I'm fetching data from an API and trying to store it in CSV. The API returns an array of objects like this:
[
{name:'Alice',age:22, address:'123 Downtown'},
{name:'Bob',age:25, contact:'1111'}
]
To parse and store, this is what I'm currently doing:
while not allFetched:
response = callApi()
x = []
for item in response['data']:
df = pd.DataFrame.from_dict([item])
x.append(df)
new = pd.concat(x, ignore_index=True)
new.to_csv("Data.csv", mode='a', index=False, header=fileExists)
This adds the header once (if not fileExists) but messes up the column because the headers mismatch. I want to create the column header if it doesn't exist and have Nan in missing values as follows:
name,age,address,contact
Alice,22,123 Downtown,Nan
Bob,25,Nan,1111
CodePudding user response:
You can try this:
import pandas as pd
data = [
{'name':'Alice','age':22, 'address':'123 Downtown'},
{'name':'Bob','age':25, 'contact':'1111'}
]
df = pd.json_normalize(data)
df = df.fillna('Nan')
print(df)
df.to_csv("Data.csv", mode='a', index=False)
Terminal Output:
name age address contact
0 Alice 22 123 Downtown Nan
1 Bob 25 Nan 1111
CSV Output:
name,age,address,contact
Alice,22,123 Downtown,Nan
Bob,25,Nan,1111
CodePudding user response:
What you are getting is a json response.
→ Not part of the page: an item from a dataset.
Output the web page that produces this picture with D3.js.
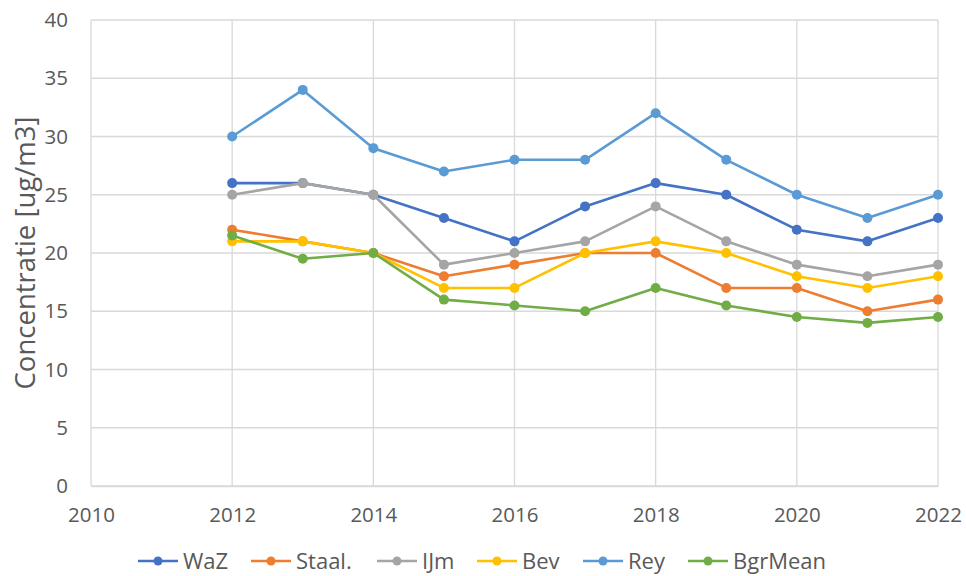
<!DOCTYPE html>
<html><head><meta charset="utf-8">
<script src="https://cdn.jsdelivr.net/npm/d3@7"></script>
<style>body{margin:0;background:#fff}svg{display:block}</style>
</head><body>
<svg id="c" width="966" height="576"></svg>
<script>
const years = [2012,2013,2014,2015,2016,2017,2018,2019,2020,2021,2022];
const seriesNames = ["WaZ","Staal.","IJm","Bev","Rey","BgrMean"];
const WaZ     = [26,26,25,23,21,24,26,25,22,21,23];
const Staal   = [22,21,20,18,19,20,20,17,17,15,16];
const IJm     = [25,26,25,19,20,21,24,21,19,18,19];
const Bev     = [21,21,20,17,17,20,21,20,18,17,18];
const Rey     = [30,34,29,27,28,28,32,28,25,23,25];
const BgrMean = [21.5,19.5,20,16,15.5,15,17,15.5,14.5,14,14.5];
const xTicks = [2010,2012,2014,2016,2018,2020,2022];
const yTicks = [0,5,10,15,20,25,30,35,40];
const colors = ["#4472C4","#ED7D31","#A5A5A5","#FFC000","#5B9BD5","#70AD47"];
const seriesValues = [WaZ,Staal,IJm,Bev,Rey,BgrMean];

const font = "'Open Sans', 'Liberation Sans', sans-serif";
const svg = d3.select("#c");
const L=91, R=938, T=20, B=486;
const x = d3.scaleLinear().domain([2010,2022]).range([L,R]);
const y = d3.scaleLinear().domain([0,40]).range([B,T]);

// gridlines
svg.append("g").selectAll("line").data(yTicks).join("line")
  .attr("x1",L).attr("x2",R).attr("y1",d=>y(d)).attr("y2",d=>y(d))
  .attr("stroke","#D9D9D9").attr("stroke-width",1.3);
svg.append("g").selectAll("line").data(xTicks).join("line")
  .attr("x1",d=>x(d)).attr("x2",d=>x(d)).attr("y1",T).attr("y2",B)
  .attr("stroke","#D9D9D9").attr("stroke-width",1.3);

// axes
const ya = svg.append("g").attr("transform",`translate(${L},0)`)
  .call(d3.axisLeft(y).tickValues(yTicks).tickSize(0).tickPadding(23));
ya.select(".domain").remove();
ya.selectAll("text").attr("font-family",font).attr("font-size",20.5).attr("fill","#595959");

const xa = svg.append("g").attr("transform",`translate(0,${B})`)
  .call(d3.axisBottom(x).tickValues(xTicks).tickFormat(d3.format("d")).tickSize(0).tickPadding(21));
xa.select(".domain").attr("stroke","#D9D9D9").attr("stroke-width",1.3);
xa.selectAll("text").attr("font-family",font).attr("font-size",20.5).attr("fill","#595959");

// axis title
svg.append("text").attr("transform",`translate(35,${(T+B)/2}) rotate(-90)`)
  .attr("text-anchor","middle").attr("font-family",font).attr("font-size",27.5)
  .attr("fill","#595959").text("Concentratie [ug/m3]");

// series
const line = d3.line().x((d,i)=>x(years[i])).y(d=>y(d));
seriesValues.forEach((vals,k)=>{
  const g = svg.append("g");
  g.append("path").datum(vals).attr("d",line).attr("fill","none")
    .attr("stroke",colors[k]).attr("stroke-width",2.6).attr("stroke-linejoin","round");
  g.selectAll("circle").data(vals).join("circle")
    .attr("cx",(d,i)=>x(years[i])).attr("cy",d=>y(d)).attr("r",5).attr("fill",colors[k]);
});

// legend
const legendX = [138,251,377,477,583,688];
const ly = 561;
const lg = svg.append("g");
seriesNames.forEach((n,k)=>{
  const gx = legendX[k];
  lg.append("line").attr("x1",gx).attr("x2",gx+40).attr("y1",ly).attr("y2",ly)
    .attr("stroke",colors[k]).attr("stroke-width",2.6);
  lg.append("circle").attr("cx",gx+20).attr("cy",ly).attr("r",4.5).attr("fill",colors[k]);
  lg.append("text").attr("x",gx+45).attr("y",ly).attr("dy","0.35em")
    .attr("font-family",font).attr("font-size",22).attr("fill","#595959").text(n);
});
</script>
</body></html>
You can parse json with such structure using pd.json_normalize()
method:
response = callApi()
dta = pd.json_normalize(response['data'])
Result:
| | name | age | address | contact |
|---:|:-------|------:|:-------------|----------:|
| 0 | Alice | 22 | 123 Downtown | nan |
| 1 | Bob | 25 | nan | 1111 |
Then you can save the data frame to csv:
dta.to_csv("Data.csv", mode='a', index=False)